Liesel herself was a fantastic heroine. I loved everything she stood for – despite being a thief she’s completely unforgettable. The thing that stands out most about this book to me and to a lot of other people I can imagine is how it’s narrated. Death’s perspective isn’t one you usually – if ever – hear and I think it was done absolutely fantastically in this book. It’s something not many people would be able to accurately get away with. You always consider how humans feel when there’s a global tragedy, but never stop to think about how death might feel and this narrative has an outstanding way of making you think maybe, just maybe, death has a heart after all. He ever so gently takes you by the hand and leads you through this story and has somewhat an aura of calm and peacefulness about him. It was so carefully constructed and as the story focuses very much of the books and the words, I get the impression that every last word in this book was considered with the upmost importance.

I cried for the entire duration of the final 70 or so pages of this book – and 2 hours after. I just couldn’t come to terms with the fact that it was soon going to be over and this story and those characters weren’t going to be in my life anymore. The ending was so real and honest and painful and uplifting all at the same time. I can’t put into words how much everyone needs to know this story. Whether it’s by reading the book or if you’re not an avid reader, watching the film because it’s absolutely breath-taking. Eye-opening, hauntingly beautiful and a complete masterpiece. Stories like this don’t come around very often and I wholeheartedly believe that this will be a classic for future generations however nothing I’ve said here does it the justice it deserves.

I have hated the words and I have loved them, and I hope I have made them right


  1. Ok I HAVE to read this. It’s on my shelf but I still haven’t got round to it! Not sure if I’m putting it off slightly, as you said in your review. I’ve only heard amazing things so it’s quite a daunting prospect!

    1. YOU HAVE TOO. I completely understand what you mean though I was a bit worried when I started it too because of all the hype but after watching the film I knew I’d love it. I honestly think you will too!
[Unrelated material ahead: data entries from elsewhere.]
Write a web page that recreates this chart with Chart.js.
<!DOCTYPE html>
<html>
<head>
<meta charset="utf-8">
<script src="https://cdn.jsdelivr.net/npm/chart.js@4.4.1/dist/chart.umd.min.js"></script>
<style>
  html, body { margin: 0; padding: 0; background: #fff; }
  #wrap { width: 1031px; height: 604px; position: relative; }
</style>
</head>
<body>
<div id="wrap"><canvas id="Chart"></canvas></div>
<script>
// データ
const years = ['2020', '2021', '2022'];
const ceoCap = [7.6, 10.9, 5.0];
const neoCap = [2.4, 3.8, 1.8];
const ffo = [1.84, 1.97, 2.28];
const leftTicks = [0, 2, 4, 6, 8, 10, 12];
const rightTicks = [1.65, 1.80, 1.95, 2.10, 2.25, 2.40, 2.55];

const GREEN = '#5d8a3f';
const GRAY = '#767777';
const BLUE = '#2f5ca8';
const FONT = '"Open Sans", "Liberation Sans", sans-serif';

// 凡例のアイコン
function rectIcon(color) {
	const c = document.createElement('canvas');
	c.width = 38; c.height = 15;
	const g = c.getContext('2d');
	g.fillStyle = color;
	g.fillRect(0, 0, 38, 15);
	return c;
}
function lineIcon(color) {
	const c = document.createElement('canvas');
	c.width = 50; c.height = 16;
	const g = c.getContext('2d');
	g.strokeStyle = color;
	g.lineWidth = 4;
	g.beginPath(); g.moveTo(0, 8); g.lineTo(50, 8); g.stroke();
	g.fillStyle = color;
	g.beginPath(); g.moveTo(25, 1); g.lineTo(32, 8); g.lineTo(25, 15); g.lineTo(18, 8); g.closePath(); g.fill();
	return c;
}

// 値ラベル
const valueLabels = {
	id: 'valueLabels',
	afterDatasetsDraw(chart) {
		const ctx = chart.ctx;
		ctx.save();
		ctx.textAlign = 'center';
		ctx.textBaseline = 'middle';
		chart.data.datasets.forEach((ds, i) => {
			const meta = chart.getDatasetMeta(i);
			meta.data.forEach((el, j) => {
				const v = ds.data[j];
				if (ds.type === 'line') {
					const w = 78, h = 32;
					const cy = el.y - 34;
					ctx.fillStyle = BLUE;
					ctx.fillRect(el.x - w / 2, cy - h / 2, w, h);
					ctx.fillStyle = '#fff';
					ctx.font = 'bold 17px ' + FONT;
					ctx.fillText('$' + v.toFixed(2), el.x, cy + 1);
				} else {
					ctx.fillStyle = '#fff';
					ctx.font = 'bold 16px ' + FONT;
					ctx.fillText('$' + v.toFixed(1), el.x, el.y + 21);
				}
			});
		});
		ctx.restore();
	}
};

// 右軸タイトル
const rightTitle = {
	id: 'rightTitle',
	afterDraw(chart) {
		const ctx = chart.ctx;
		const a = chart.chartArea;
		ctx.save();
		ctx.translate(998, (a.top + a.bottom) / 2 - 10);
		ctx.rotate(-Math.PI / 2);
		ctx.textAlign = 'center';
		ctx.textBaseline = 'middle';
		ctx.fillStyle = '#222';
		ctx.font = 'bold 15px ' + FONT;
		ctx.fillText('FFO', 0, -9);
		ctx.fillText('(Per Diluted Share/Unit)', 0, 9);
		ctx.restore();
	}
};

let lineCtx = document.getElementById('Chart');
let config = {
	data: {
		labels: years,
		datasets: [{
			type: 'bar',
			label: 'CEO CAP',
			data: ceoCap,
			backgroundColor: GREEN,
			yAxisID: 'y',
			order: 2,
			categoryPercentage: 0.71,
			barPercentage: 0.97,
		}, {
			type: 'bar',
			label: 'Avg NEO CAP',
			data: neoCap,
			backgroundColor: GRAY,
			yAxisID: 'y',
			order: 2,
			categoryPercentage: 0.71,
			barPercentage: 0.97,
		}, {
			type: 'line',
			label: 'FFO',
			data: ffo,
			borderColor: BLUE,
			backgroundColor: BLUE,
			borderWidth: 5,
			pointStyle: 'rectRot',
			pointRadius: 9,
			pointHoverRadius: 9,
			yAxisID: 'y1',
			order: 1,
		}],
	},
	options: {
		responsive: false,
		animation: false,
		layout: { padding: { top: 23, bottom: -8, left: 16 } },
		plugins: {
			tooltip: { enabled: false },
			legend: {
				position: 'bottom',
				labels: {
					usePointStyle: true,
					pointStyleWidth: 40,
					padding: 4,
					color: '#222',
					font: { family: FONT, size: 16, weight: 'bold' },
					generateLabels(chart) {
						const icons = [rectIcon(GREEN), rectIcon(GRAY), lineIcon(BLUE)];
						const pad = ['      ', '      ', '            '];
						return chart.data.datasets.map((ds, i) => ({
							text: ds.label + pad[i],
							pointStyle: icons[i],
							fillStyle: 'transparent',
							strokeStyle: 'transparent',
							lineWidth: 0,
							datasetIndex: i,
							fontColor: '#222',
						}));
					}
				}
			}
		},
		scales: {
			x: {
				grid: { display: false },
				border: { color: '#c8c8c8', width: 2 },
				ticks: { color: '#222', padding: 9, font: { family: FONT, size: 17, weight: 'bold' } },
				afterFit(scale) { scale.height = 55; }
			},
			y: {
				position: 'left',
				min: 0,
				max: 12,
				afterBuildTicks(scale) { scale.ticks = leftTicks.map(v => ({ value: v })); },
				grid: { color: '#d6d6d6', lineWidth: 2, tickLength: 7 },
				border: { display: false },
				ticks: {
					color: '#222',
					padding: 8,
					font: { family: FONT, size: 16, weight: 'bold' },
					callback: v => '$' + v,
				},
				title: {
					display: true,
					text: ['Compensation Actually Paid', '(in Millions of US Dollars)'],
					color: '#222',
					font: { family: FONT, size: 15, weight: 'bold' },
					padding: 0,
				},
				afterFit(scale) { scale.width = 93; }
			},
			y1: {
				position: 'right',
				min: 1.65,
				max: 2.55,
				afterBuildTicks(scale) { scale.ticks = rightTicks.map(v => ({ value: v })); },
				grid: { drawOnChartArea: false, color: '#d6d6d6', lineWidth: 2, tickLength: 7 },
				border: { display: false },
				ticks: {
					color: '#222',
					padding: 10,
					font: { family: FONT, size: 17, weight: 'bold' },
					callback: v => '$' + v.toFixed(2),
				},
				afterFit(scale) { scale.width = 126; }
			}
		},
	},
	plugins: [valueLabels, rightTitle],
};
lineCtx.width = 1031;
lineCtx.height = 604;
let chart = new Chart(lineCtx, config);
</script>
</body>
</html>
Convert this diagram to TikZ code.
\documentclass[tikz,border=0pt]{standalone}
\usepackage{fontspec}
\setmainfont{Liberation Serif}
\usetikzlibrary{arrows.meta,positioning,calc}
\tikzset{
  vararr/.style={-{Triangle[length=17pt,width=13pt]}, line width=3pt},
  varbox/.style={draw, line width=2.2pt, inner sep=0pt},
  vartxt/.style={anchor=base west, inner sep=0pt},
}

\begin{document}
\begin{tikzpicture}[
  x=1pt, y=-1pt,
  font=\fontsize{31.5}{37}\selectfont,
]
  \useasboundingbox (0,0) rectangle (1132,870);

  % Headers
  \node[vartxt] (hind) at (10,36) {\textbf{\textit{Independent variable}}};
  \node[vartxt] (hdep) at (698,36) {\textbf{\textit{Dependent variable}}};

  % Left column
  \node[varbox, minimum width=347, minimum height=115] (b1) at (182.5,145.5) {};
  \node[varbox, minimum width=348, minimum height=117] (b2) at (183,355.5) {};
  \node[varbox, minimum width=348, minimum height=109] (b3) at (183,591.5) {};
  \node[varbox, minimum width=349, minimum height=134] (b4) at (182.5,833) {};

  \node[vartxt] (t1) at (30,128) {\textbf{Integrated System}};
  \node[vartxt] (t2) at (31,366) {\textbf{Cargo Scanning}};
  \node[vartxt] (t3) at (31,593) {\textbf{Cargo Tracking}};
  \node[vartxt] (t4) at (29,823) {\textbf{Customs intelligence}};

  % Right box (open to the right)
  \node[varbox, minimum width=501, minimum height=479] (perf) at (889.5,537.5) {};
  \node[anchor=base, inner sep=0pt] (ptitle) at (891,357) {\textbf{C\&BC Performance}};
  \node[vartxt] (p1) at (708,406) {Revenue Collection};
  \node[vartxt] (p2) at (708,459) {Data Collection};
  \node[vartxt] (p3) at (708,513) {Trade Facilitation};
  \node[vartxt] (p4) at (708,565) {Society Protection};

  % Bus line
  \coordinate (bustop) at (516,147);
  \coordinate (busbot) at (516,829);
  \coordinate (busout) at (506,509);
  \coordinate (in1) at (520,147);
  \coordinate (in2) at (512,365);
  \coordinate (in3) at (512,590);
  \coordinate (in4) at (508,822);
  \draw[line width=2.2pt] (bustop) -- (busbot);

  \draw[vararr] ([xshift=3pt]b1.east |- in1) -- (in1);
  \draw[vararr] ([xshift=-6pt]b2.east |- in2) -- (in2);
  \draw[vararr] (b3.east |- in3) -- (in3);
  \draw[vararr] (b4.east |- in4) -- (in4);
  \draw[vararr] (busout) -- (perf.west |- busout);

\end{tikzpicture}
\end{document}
  2. This is an amazing review, Jenny. I’ve wanted to read this book for years and although the film looks great, I refuse to watch it until I have read the book first. After reading your words I feel like I have no choice but to download i t to m kindle now 🙂

    1. Ah I did the thing that you’re not supposed to do and watch the film before I read the book but I’m not very good with historical fiction – I never know how to imagine the settings in my head so I think doing it the wrong way around worked in my favour. Obviously I know some people just can’t do that! Haha. I would definitely recommend downloading it – it’ll be worth every penny, I promise 🙂

  3. I was fortunate to read this shortly after the book became available. I still remember sitting in one of my college classes and a friend was reading it. The title intrigued me and she mentioned that it was an excellent book. I went and got a copy shortly after. This is a wonderful review of the novel, and deserves all the hype that it has received.
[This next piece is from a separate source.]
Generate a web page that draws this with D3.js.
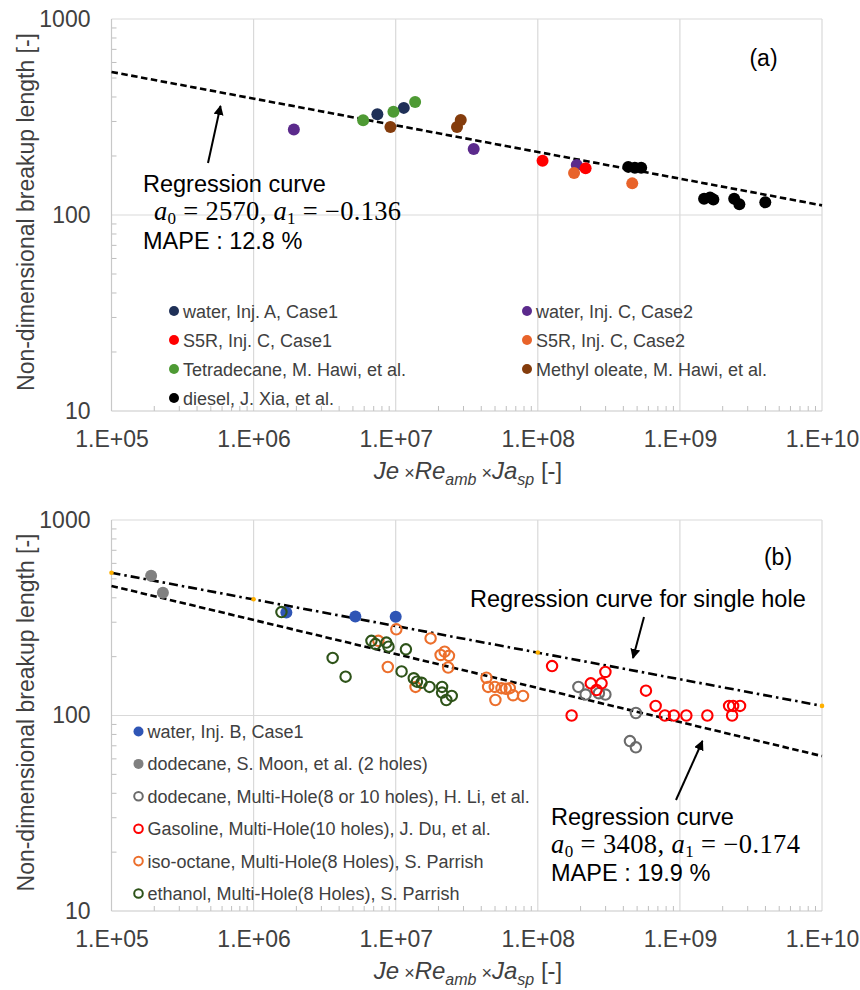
<!DOCTYPE html>
<html><head><meta charset="utf-8">
<script src="https://cdn.jsdelivr.net/npm/d3@7"></script>
<style>body{margin:0;background:#fff}svg{display:block}</style>
</head><body><svg id="c" width="860" height="990"></svg>
<script>
// ---------- axis ticks ----------
const xTickValues = [1e5, 1e6, 1e7, 1e8, 1e9, 1e10];
const xTickLabels = ["1.E+05", "1.E+06", "1.E+07", "1.E+08", "1.E+09", "1.E+10"];
const yTickValues = [10, 100, 1000];
const yTickLabels = ["10", "100", "1000"];

// ---------- panel (a) data ----------
const waterA_x = [7.43e6, 1.14e7];
const waterA_y = [327, 352];
const waterC2_x = [1.92e6, 3.54e7, 1.88e8];
const waterC2_y = [273, 217, 180];
const s5rC1_x = [1.08e8, 2.17e8];
const s5rC1_y = [189, 173];
const s5rC2_x = [1.80e8, 4.62e8];
const s5rC2_y = [164, 145];
const tetra_x = [5.9e6, 9.64e6, 1.37e7];
const tetra_y = [304, 336, 377];
const oleate_x = [9.18e6, 2.7e7, 2.87e7];
const oleate_y = [281, 281, 305];
const diesel_x = [4.33e8, 4.82e8, 5.34e8, 1.48e9, 1.63e9, 1.72e9, 2.41e9, 2.62e9, 3.99e9];
const diesel_y = [176, 174, 174, 121, 123, 120, 121, 113.5, 116];
const regA_x = [1e5, 1e10];
const regA_y = [537, 112];

// ---------- panel (b) data ----------
const waterB_x = [1.70e6, 5.2e6, 1.0e7];
const waterB_y = [336, 321, 320];
const dodecMoon_x = [1.9e5, 2.3e5];
const dodecMoon_y = [518, 425];
const dodecLi_x = [1.93e8, 2.17e8, 2.69e8, 2.99e8, 4.9e8, 4.45e8, 4.9e8];
const dodecLi_y = [140, 128, 130, 128, 103, 74, 68.7];
const gasoline_x = [1.26e8, 1.73e8, 2.36e8, 2.81e8, 2.59e8, 2.99e8, 5.77e8, 6.75e8, 7.84e8, 9.07e8, 1.11e9, 1.56e9, 2.22e9, 2.37e9, 2.65e9, 2.33e9];
const gasoline_y = [179, 100, 146, 146, 135, 167, 134, 112, 100, 100, 100, 100, 112, 112, 112, 100];
const isoOct_x = [7.55e6, 1.01e7, 8.8e6, 1.38e7, 1.76e7, 2.07e7, 2.21e7, 2.37e7, 2.34e7, 4.35e7, 4.47e7, 4.98e7, 5.55e7, 5.96e7, 6.35e7, 6.7e7, 5.03e7, 7.87e7];
const isoOct_y = [241, 276, 177, 140, 248, 204, 212, 202, 176, 156, 140, 140, 138, 137, 138, 127, 120, 126];
const ethanol_x = [1.57e6, 3.6e6, 4.44e6, 6.75e6, 7.2e6, 8.6e6, 8.9e6, 1.18e7, 1.10e7, 1.34e7, 1.41e7, 1.52e7, 1.73e7, 2.12e7, 2.12e7, 2.27e7, 2.48e7];
const ethanol_y = [338, 197, 158, 241, 232, 236, 225, 218, 168, 155, 149, 147, 140, 140, 131, 120, 126];
const regB_x = [1e5, 1e10];
const regB_y = [460, 62];
const single_x = [1e5, 1e10];
const single_y = [537, 112];
const singleDots_x = [1e5, 1e6, 1e8, 1e10];
const singleDots_y = [537, 393, 210, 112];

// ---------- legends ----------
const legendA = ["water, Inj. A, Case1", "water, Inj. C, Case2", "S5R, Inj. C, Case1", "S5R, Inj. C, Case2",
  "Tetradecane, M. Hawi, et al.", "Methyl oleate, M. Hawi, et al.", "diesel, J. Xia, et al."];
const legendB = ["water, Inj. B, Case1", "dodecane, S. Moon, et al. (2 holes)",
  "dodecane, Multi-Hole(8 or 10 holes), H. Li, et al.", "Gasoline, Multi-Hole(10 holes), J. Du, et al.",
  "iso-octane, Multi-Hole(8 Holes), S. Parrish", "ethanol, Multi-Hole(8 Holes), S. Parrish"];

// ---------- styles ----------
const seriesA = [
  {x: waterA_x, y: waterA_y, color: "#1F3057", fill: true},
  {x: waterC2_x, y: waterC2_y, color: "#5B2A8C", fill: true},
  {x: s5rC1_x, y: s5rC1_y, color: "#FF0000", fill: true},
  {x: s5rC2_x, y: s5rC2_y, color: "#E8632A", fill: true},
  {x: tetra_x, y: tetra_y, color: "#4E9A34", fill: true},
  {x: oleate_x, y: oleate_y, color: "#843C0C", fill: true},
  {x: diesel_x, y: diesel_y, color: "#000000", fill: true}
];
const seriesB = [
  {x: waterB_x, y: waterB_y, color: "#2F55B5", fill: true},
  {x: dodecMoon_x, y: dodecMoon_y, color: "#808080", fill: true},
  {x: dodecLi_x, y: dodecLi_y, color: "#6B6B6B", fill: false},
  {x: gasoline_x, y: gasoline_y, color: "#FF0000", fill: false},
  {x: isoOct_x, y: isoOct_y, color: "#EC6F2C", fill: false},
  {x: ethanol_x, y: ethanol_y, color: "#2E5319", fill: false}
];

const SANS = '"Liberation Sans",Arial,sans-serif';
const SERIF = '"Liberation Serif","Times New Roman",serif';
const TXT = "#404040";

const svg = d3.select("#c").style("font-family", SANS);
const defs = svg.append("defs");
defs.append("marker").attr("id", "arr").attr("viewBox", "0 0 10 10").attr("refX", 9).attr("refY", 5)
  .attr("markerWidth", 5).attr("markerHeight", 5).attr("orient", "auto-start-reverse")
  .append("path").attr("d", "M0,0 L10,5 L0,10 z").attr("fill", "#000");

function panel(top, bottom) {
  const g = svg.append("g");
  const x = d3.scaleLog().domain([1e5, 1e10]).range([111.5, 822]);
  const y = d3.scaleLog().domain([10, 1000]).range([bottom, top]);
  g.selectAll(".vg").data(xTickValues.slice(1)).join("line")
    .attr("x1", d => x(d)).attr("x2", d => x(d)).attr("y1", top).attr("y2", bottom)
    .attr("stroke", "#d9d9d9").attr("stroke-width", 1.2);
  g.selectAll(".hg").data(yTickValues.slice(1)).join("line")
    .attr("x1", x(1e5)).attr("x2", x(1e10)).attr("y1", d => y(d)).attr("y2", d => y(d))
    .attr("stroke", "#d9d9d9").attr("stroke-width", 1.2);
  const minorX = [], minorY = [];
  xTickValues.slice(0, -1).forEach(d => { for (let m = 2; m < 10; m++) minorX.push(d * m); });
  yTickValues.slice(0, -1).forEach(d => { for (let m = 2; m < 10; m++) minorY.push(d * m); });
  g.selectAll(".mx").data(minorX).join("line")
    .attr("x1", d => x(d)).attr("x2", d => x(d)).attr("y1", bottom).attr("y2", bottom - 5)
    .attr("stroke", "#bfbfbf").attr("stroke-width", 1);
  g.selectAll(".my").data(minorY).join("line")
    .attr("x1", x(1e5)).attr("x2", x(1e5) + 5).attr("y1", d => y(d)).attr("y2", d => y(d))
    .attr("stroke", "#bfbfbf").attr("stroke-width", 1);
  g.append("line").attr("x1", x(1e5)).attr("x2", x(1e5)).attr("y1", top).attr("y2", bottom)
    .attr("stroke", "#c8c8c8").attr("stroke-width", 1.2);
  g.append("line").attr("x1", x(1e5)).attr("x2", x(1e10)).attr("y1", bottom).attr("y2", bottom)
    .attr("stroke", "#c8c8c8").attr("stroke-width", 1.2);
  const ax = g.append("g").attr("transform", `translate(0,${bottom})`)
    .call(d3.axisBottom(x).tickValues(xTickValues).tickFormat((d, i) => xTickLabels[i]).tickSize(0).tickPadding(20));
  ax.select(".domain").remove();
  ax.selectAll("text").style("font-size", "23px").style("font-family", SANS).attr("fill", TXT);
  const ay = g.append("g").attr("transform", `translate(${x(1e5)},0)`)
    .call(d3.axisLeft(y).tickValues(yTickValues).tickFormat((d, i) => yTickLabels[i]).tickSize(0).tickPadding(21));
  ay.select(".domain").remove();
  ay.selectAll("text").style("font-size", "23px").style("font-family", SANS).attr("fill", TXT);
  g.append("text").attr("transform", `translate(34,${(top + bottom) / 2 - 3}) rotate(-90)`)
    .attr("text-anchor", "middle").attr("font-size", 23).attr("fill", TXT)
    .text("Non-dimensional breakup length [-]");
  const xt = g.append("text").attr("x", 468).attr("y", bottom + 68).attr("text-anchor", "middle")
    .attr("font-size", 24).attr("fill", TXT);
  xt.append("tspan").attr("font-style", "italic").text("Je");
  xt.append("tspan").attr("font-size", 18).text(" \u00D7");
  xt.append("tspan").attr("font-style", "italic").text("Re");
  xt.append("tspan").attr("font-style", "italic").attr("font-size", 16).attr("dy", 6).text("amb");
  xt.append("tspan").attr("font-size", 18).attr("dy", -6).text(" \u00D7");
  xt.append("tspan").attr("font-style", "italic").text("Ja");
  xt.append("tspan").attr("font-style", "italic").attr("font-size", 16).attr("dy", 6).text("sp");
  xt.append("tspan").attr("dy", -6).text(" [-]");
  return {g, x, y};
}

function drawSeries(p, list) {
  list.forEach(s => {
    const pts = s.x.map((v, i) => [v, s.y[i]]);
    p.g.append("g").selectAll("circle").data(pts).join("circle")
      .attr("cx", d => p.x(d[0])).attr("cy", d => p.y(d[1]))
      .attr("r", s.fill ? 6 : 5.2)
      .attr("fill", s.fill ? s.color : "none")
      .attr("stroke", s.fill ? "none" : s.color)
      .attr("stroke-width", s.fill ? 0 : 2.1);
  });
}

function mathLine(g, x0, y0, width, a0, a1) {
  const t = g.append("text").attr("x", x0).attr("y", y0)
    .style("font-family", SERIF).style("font-size", "26.5px").attr("fill", "#000")
    .attr("textLength", width).attr("lengthAdjust", "spacing");
  t.append("tspan").attr("font-style", "italic").text("a");
  t.append("tspan").style("font-size", "17px").attr("dy", 4).text("0");
  t.append("tspan").attr("dy", -4).text(" = " + a0 + ", ");
  t.append("tspan").attr("font-style", "italic").text("a");
  t.append("tspan").style("font-size", "17px").attr("dy", 4).text("1");
  t.append("tspan").attr("dy", -4).text(" = \u2212" + a1);
}

function legend(g, items, list, x0, y0, dy, colX, twoCol) {
  items.forEach((name, i) => {
    const col = twoCol ? (i % 2) : 0;
    const row = twoCol ? Math.floor(i / 2) : i;
    const cx = x0 + col * colX, cy = y0 + row * dy;
    const s = list[i];
    g.append("circle").attr("cx", cx).attr("cy", cy).attr("r", s.fill ? 5 : 4.3)
      .attr("fill", s.fill ? s.color : "none").attr("stroke", s.fill ? "none" : s.color)
      .attr("stroke-width", s.fill ? 0 : 2);
    g.append("text").attr("x", cx + 9).attr("y", cy + 6.5).attr("font-size", 18).attr("fill", TXT).text(name);
  });
}

// ===== Panel (a) =====
const pa = panel(19, 411);
pa.g.append("path").datum(regA_x.map((v, i) => [v, regA_y[i]]))
  .attr("d", d3.line().x(d => pa.x(d[0])).y(d => pa.y(d[1])))
  .attr("fill", "none").attr("stroke", "#000").attr("stroke-width", 2.6).attr("stroke-dasharray", "6.5,3.5");
drawSeries(pa, seriesA);
legend(pa.g, legendA, seriesA, 174, 311, 29, 353, true);
pa.g.append("text").attr("x", 763.5).attr("y", 66).attr("text-anchor", "middle").attr("font-size", 23).attr("fill", "#000").text("(a)");
pa.g.append("text").attr("x", 143).attr("y", 192).attr("font-size", 23.5).attr("fill", "#000").text("Regression curve");
mathLine(pa.g, 154, 220, 247, "2570", "0.136");
pa.g.append("text").attr("x", 143).attr("y", 249).attr("font-size", 23.5).attr("fill", "#000").text("MAPE : 12.8 %");
pa.g.append("line").attr("x1", 208).attr("y1", 163).attr("x2", 220.5).attr("y2", 106)
  .attr("stroke", "#000").attr("stroke-width", 2).attr("marker-end", "url(#arr)");

// ===== Panel (b) =====
const pb = panel(520, 911);
pb.g.append("path").datum(single_x.map((v, i) => [v, single_y[i]]))
  .attr("d", d3.line().x(d => pb.x(d[0])).y(d => pb.y(d[1])))
  .attr("fill", "none").attr("stroke", "#000").attr("stroke-width", 2.6).attr("stroke-dasharray", "9,4,2.5,4");
pb.g.append("g").selectAll("circle").data(singleDots_x.map((v, i) => [v, singleDots_y[i]])).join("circle")
  .attr("cx", d => pb.x(d[0])).attr("cy", d => pb.y(d[1])).attr("r", 2.3).attr("fill", "#FFB000");
pb.g.append("path").datum(regB_x.map((v, i) => [v, regB_y[i]]))
  .attr("d", d3.line().x(d => pb.x(d[0])).y(d => pb.y(d[1])))
  .attr("fill", "none").attr("stroke", "#000").attr("stroke-width", 2.6).attr("stroke-dasharray", "6.5,3.5");
drawSeries(pb, seriesB);
legend(pb.g, legendB, seriesB, 138.5, 731.5, 32.4, 0, false);
pb.g.append("text").attr("x", 778).attr("y", 565).attr("text-anchor", "middle").attr("font-size", 23).attr("fill", "#000").text("(b)");
pb.g.append("text").attr("x", 470).attr("y", 607).attr("font-size", 23.5).attr("fill", "#000").text("Regression curve for single hole");
pb.g.append("line").attr("x1", 644).attr("y1", 617).attr("x2", 633).attr("y2", 658)
  .attr("stroke", "#000").attr("stroke-width", 2).attr("marker-end", "url(#arr)");
pb.g.append("text").attr("x", 551).attr("y", 825).attr("font-size", 23.5).attr("fill", "#000").text("Regression curve");
mathLine(pb.g, 551, 853, 249, "3408", "0.174");
pb.g.append("text").attr("x", 551).attr("y", 881).attr("font-size", 23.5).attr("fill", "#000").text("MAPE : 19.9 %");
pb.g.append("line").attr("x1", 676).attr("y1", 800).attr("x2", 702.5).attr("y2", 741)
  .attr("stroke", "#000").attr("stroke-width", 2).attr("marker-end", "url(#arr)");
</script></body></html>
      1. Haha don’t worry I know what you meant! I often wonder about books and whether if I’d read them just as they’d come out, before all the hype starts, I’d enjoy them. I think sometimes you’re led to enjoy them because everyone else does. I don’t reckon that’d be the case with this book though – it’s too unique and extraordinary. Thanks for your comment 🙂

      1. Haha! Luckily I was in my room and nobody was home so I could wail as loud as I wanted which was good because there was a LOT of wailing! Can’t image having read that whilst out in public!

      2. I can imagine. It was probably the best/worst way the book could have ended. I know, it was horrible. A lot of gentle sobbing was going on – it was like someone had died, and, in a way, that’s how it felt.

      3. I absolutely loved the ending, think it was perfect and I don’t reckon it would have been as good if it had ended differently tbh! Totally understand how you feel there!

      4. Yeah it was perfect. It was perfect but heart-wrenching, which is made it the worst/best ending. I never wanted it to end, that was my trouble. Ha!

      5. Oh my God same! Because it’s quite a long book anyway you feel like it’s never going to end – but in a good way. Then it does and it’s like… Oh. Now what?

      6. Exactly! I had bad withdrawals from it. I tried to read another book a day later and my heart just wasn’t in it. I had to leave a bit of time in between. Sounds dramatic, I know!

      7. Oh no it’s fine, I’m the same! I finished it 2 days ago, ended up watching the film AGAIN last night. Have tried to start a new book but I just can’t concentrate! I’ve just started The Fault in Our Stars for a re-read, maybe that’ll help! Haha

      8. I know, it is too hard to jump from one book to the next sometimes – especially when you become so emotionally involved. I still haven’t seen the film; I’m worried it will ruin the book for me. I know they make big changes in it, too.

        That is a good choice to re-read. You are asking for more tears, though! Ha!

      9. I thought the film was fantastic – obviously they leave a lot out but overall a pretty awesome adaptation. I know right! I was hoping to read something a bit more uplifting after that but I don’t think my heart would be in it. Bring on the tears!

      10. I might give it a whirl then. I’ve been thinking about watching it since it came out.

        Haha, yeah, it’s like you have to go to another sad book just to get over it. I read Between Shades of Gray after The Book Thief, which is a fictional book but based on historical fact, and it was really good. Not The Book Thief good, but good.